WHAT THE EXERCISE ASKS =>
Gather every line below where "seaborn" appears.

EXTRACTED DATA =>

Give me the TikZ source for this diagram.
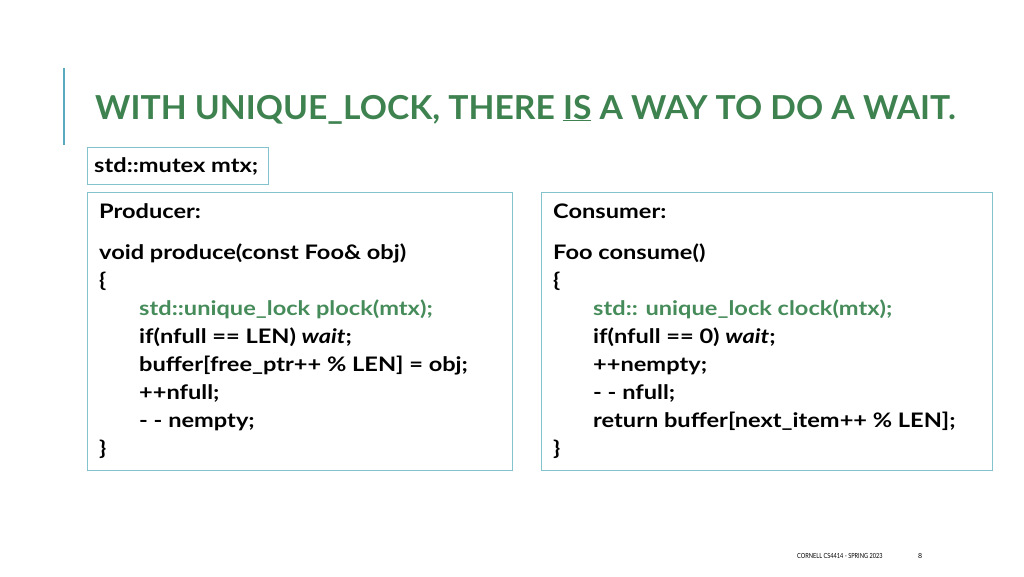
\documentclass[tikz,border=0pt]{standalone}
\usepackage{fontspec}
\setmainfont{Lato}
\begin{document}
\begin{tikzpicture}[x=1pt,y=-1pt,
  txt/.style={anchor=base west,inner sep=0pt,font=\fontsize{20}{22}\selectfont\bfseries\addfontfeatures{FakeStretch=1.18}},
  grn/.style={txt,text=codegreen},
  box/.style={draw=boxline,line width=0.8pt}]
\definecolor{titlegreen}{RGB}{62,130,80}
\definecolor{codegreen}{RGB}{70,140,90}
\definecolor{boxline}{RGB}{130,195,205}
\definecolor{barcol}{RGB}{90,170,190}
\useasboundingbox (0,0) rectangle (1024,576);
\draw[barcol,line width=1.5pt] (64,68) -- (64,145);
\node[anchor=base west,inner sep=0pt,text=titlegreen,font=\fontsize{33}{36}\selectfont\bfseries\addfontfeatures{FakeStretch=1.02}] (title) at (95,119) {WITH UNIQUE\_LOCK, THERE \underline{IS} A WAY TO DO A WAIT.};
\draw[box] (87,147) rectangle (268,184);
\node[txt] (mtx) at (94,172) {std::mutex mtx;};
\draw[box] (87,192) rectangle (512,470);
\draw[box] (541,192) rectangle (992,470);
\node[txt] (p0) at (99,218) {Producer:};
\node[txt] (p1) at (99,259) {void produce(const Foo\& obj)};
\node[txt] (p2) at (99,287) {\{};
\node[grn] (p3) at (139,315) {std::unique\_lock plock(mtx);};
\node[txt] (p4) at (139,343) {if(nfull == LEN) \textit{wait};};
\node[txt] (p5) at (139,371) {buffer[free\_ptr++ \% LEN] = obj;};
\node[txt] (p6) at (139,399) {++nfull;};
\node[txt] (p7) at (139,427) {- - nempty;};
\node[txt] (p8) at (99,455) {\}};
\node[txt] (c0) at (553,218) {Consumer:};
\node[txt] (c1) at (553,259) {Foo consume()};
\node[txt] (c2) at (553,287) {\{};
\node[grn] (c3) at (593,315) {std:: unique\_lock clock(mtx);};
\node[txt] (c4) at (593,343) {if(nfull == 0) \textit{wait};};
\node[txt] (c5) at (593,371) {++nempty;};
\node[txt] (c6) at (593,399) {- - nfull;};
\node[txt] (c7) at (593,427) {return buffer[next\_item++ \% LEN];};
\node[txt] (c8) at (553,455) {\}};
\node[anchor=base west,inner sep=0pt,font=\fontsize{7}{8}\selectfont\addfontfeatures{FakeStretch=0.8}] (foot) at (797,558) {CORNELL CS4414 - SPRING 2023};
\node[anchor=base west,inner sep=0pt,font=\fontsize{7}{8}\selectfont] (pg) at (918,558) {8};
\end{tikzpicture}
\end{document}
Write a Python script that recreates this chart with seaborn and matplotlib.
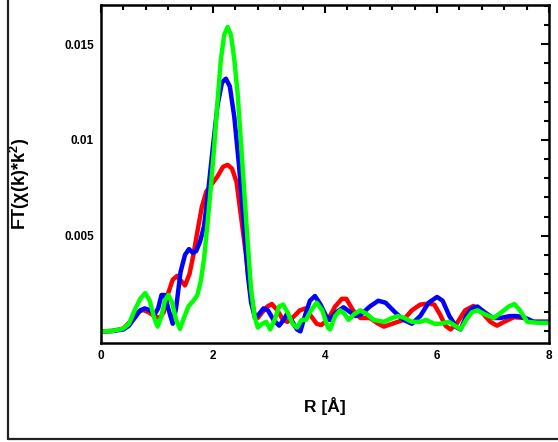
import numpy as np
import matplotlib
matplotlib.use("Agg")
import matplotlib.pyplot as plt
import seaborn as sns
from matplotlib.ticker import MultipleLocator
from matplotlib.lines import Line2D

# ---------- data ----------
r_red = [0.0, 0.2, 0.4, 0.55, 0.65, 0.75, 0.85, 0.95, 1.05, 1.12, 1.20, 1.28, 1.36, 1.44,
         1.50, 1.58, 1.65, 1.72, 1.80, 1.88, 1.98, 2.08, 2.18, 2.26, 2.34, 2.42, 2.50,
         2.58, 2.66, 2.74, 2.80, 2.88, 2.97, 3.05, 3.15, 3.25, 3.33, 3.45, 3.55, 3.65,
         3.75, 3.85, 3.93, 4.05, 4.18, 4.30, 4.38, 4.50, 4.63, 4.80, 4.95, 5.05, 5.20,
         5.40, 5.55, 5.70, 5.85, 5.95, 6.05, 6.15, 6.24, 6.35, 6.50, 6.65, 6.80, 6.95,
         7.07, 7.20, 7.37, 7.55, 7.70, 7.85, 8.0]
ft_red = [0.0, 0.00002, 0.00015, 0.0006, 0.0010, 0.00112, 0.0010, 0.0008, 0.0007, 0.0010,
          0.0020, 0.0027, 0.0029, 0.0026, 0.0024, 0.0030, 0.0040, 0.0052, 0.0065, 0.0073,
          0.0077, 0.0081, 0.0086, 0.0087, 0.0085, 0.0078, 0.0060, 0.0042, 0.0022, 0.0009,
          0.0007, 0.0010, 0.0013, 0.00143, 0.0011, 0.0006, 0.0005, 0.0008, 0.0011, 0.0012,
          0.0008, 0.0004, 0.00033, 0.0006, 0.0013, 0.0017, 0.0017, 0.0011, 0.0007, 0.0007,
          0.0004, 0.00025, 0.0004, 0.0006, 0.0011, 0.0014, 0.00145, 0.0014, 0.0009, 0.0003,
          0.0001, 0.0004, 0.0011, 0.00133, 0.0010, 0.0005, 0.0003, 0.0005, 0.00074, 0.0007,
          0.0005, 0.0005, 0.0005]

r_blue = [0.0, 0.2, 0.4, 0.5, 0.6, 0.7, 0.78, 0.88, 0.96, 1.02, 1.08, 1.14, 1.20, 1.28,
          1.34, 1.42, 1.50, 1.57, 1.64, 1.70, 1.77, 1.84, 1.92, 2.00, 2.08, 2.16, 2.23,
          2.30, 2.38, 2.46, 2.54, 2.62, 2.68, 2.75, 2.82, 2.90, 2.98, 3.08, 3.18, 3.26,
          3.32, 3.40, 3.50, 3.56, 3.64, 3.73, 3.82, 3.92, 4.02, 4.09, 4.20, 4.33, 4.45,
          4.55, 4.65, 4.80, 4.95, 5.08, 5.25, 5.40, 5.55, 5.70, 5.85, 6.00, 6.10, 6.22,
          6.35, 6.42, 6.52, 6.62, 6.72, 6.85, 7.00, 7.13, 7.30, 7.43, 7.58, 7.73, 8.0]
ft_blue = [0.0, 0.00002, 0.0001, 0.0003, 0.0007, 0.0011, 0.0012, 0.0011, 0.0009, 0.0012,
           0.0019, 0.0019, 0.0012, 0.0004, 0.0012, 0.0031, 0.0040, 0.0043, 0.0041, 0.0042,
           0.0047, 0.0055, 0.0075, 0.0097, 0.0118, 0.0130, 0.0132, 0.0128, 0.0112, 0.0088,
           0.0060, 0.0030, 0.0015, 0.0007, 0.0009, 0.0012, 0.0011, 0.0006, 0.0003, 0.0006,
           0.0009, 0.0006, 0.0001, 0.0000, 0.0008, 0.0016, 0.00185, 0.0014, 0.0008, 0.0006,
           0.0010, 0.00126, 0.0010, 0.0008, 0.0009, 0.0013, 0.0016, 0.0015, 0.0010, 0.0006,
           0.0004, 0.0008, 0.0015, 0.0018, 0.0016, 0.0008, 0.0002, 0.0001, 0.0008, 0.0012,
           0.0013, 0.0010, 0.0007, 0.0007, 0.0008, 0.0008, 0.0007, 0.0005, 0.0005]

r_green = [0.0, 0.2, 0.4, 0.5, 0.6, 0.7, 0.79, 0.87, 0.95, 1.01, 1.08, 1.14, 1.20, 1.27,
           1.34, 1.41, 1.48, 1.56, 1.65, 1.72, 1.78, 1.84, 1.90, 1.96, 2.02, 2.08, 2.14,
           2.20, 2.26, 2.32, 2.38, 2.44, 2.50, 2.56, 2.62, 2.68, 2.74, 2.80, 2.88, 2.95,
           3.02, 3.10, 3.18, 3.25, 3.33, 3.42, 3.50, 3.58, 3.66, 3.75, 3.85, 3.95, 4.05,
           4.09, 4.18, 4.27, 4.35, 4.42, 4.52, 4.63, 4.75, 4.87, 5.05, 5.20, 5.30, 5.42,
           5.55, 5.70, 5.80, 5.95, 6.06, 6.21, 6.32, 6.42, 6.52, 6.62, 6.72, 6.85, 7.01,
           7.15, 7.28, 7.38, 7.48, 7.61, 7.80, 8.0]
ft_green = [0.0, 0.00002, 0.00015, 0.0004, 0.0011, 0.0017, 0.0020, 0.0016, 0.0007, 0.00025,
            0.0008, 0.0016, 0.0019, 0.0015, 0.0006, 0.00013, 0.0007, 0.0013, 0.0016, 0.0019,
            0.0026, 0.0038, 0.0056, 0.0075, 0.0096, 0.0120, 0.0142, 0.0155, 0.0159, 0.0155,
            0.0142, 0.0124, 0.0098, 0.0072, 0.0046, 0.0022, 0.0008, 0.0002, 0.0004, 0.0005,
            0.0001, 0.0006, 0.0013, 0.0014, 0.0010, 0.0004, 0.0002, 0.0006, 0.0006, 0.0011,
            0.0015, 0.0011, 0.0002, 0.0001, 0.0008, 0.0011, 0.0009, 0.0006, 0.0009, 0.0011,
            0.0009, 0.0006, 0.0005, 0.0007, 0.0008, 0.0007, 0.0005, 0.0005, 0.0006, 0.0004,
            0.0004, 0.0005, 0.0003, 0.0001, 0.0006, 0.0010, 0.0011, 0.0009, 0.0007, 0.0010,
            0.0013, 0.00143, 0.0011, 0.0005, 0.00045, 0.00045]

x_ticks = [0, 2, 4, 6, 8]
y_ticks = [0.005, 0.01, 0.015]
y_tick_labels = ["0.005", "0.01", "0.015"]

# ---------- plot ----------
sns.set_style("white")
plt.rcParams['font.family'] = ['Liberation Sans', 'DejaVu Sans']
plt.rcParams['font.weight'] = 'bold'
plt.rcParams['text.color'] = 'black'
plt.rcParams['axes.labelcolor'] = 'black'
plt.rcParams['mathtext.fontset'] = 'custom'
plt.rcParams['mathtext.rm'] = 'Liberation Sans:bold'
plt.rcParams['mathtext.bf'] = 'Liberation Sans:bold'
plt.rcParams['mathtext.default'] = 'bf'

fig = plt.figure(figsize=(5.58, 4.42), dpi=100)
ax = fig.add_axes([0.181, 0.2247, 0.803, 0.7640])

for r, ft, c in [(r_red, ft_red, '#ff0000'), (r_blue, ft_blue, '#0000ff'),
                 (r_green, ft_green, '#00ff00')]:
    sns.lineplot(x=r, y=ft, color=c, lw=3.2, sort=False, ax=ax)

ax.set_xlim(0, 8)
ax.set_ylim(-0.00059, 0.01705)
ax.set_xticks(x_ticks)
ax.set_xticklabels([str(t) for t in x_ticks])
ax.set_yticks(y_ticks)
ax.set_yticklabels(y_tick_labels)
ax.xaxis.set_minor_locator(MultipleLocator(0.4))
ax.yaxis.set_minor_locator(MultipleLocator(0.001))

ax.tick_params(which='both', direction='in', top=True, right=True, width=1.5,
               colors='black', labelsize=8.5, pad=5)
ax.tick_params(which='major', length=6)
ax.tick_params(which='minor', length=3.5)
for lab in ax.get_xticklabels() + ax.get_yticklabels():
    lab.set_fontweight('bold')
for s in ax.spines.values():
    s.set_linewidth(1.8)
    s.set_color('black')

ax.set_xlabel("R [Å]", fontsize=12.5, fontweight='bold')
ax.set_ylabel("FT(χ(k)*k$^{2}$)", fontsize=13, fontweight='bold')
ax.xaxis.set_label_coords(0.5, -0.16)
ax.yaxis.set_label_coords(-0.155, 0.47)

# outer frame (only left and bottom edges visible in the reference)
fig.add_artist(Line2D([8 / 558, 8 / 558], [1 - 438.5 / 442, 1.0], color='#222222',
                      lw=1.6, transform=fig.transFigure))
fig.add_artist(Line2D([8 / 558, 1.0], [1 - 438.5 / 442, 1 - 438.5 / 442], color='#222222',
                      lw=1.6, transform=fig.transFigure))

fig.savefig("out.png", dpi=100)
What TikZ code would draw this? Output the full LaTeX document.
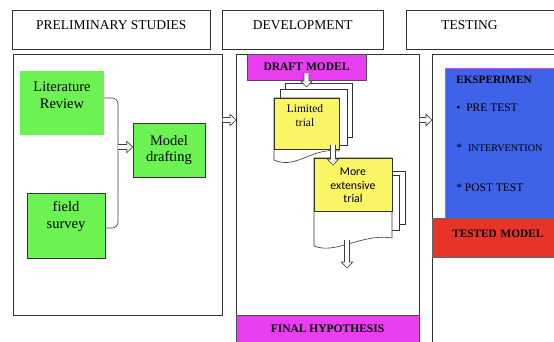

THE RESPONSE =>
Write a Python script that recreates this chart with seaborn and matplotlib.
import seaborn as sns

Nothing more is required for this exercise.